In a recitation, the order of words is much more important than when reading a text silently, since you can't go back and painstakingly puzzle back together the sentence. Since every word is read exactly once, in a fixed sequence, there is always a specific grammatical (and semantic) question being asked or answered with every word. In a language that has freedom in word order, it's something that can be played with by a skillful author, and it's something that an audience would appreciate if done well.
You also have to understand that, while word order was not as fixed as in many modern European languages, there was still a "default" word order to deviate from. While I'll not venture to go into many details, in general the word order in Latin was, in an unmarked sentence, preferrably Subject-Object-Verb (SOV). If we look at one of the most famous sentences in Roman literature (because most everyone who learns Latin in school has read it by age 15), that is not the case at all:
Gallia est omnis divisa in partes tres
Sub1 V1 Sub2 V2 ( Obj )
So omnis
is not next to its noun (this is called hyperbaton) and it splits the verb components, which are not at the end of the sentence. It is also usually so that a numeral (tres
) precedes its noun, which is not the case here. An unmarked sentence with the same meaning would be:
Omnis Gallia in tres partes divisa est
This was of course still understandable to the listener, or else a good writer would never have committed to this kind of word order. Of course the intended audience for this was native speakers of Latin, who had an enormous intuition for what was a regular sentence, and what were stylistically acceptable (and understandable) deviations. It seems to me like in those seven words, Caesar was saying from the get-go: "this is not some dreary campaign diary, this is Literature, so listen up !".

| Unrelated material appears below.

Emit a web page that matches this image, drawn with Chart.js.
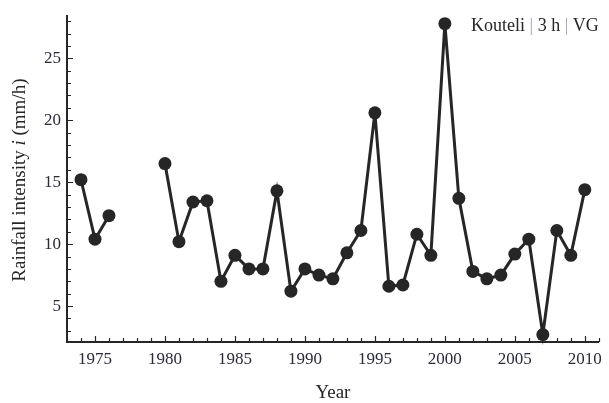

Making your sentences a bit of a puzzle forces the audience to listen to every word, and it's always possible that a word provides a resolution ("ah, here is the verb that ties everything together !") or an extra question ("why is there an adjective in the accusative feminine here ? I expected one in the genitive masculine !"). It is a useful exercise when reading Latin to try that once in a while, to hold still at every word and take stock of what you know of the sentence already. And since Latin by default puts its verb at the end of the sentence, you often can't tie the sentence fully together until the very last word.
EDIT
In poetry, there are of course more constraints from a metrical standpoint, but there are also opportunities. A verse is of a fixed length, and (although there has been considerable debate about how the boundary between verses was realized), there was definitely some sense in the audience what was the first word of the verse and which one was the last. These are marked positions, so if an author puts a word there - especially a word belonging on line X being put as the first word of line X+1 or vice versa (mutatis mutandis) - that is something that is noticed by the audience. It's an extra method of stressing specific meaning.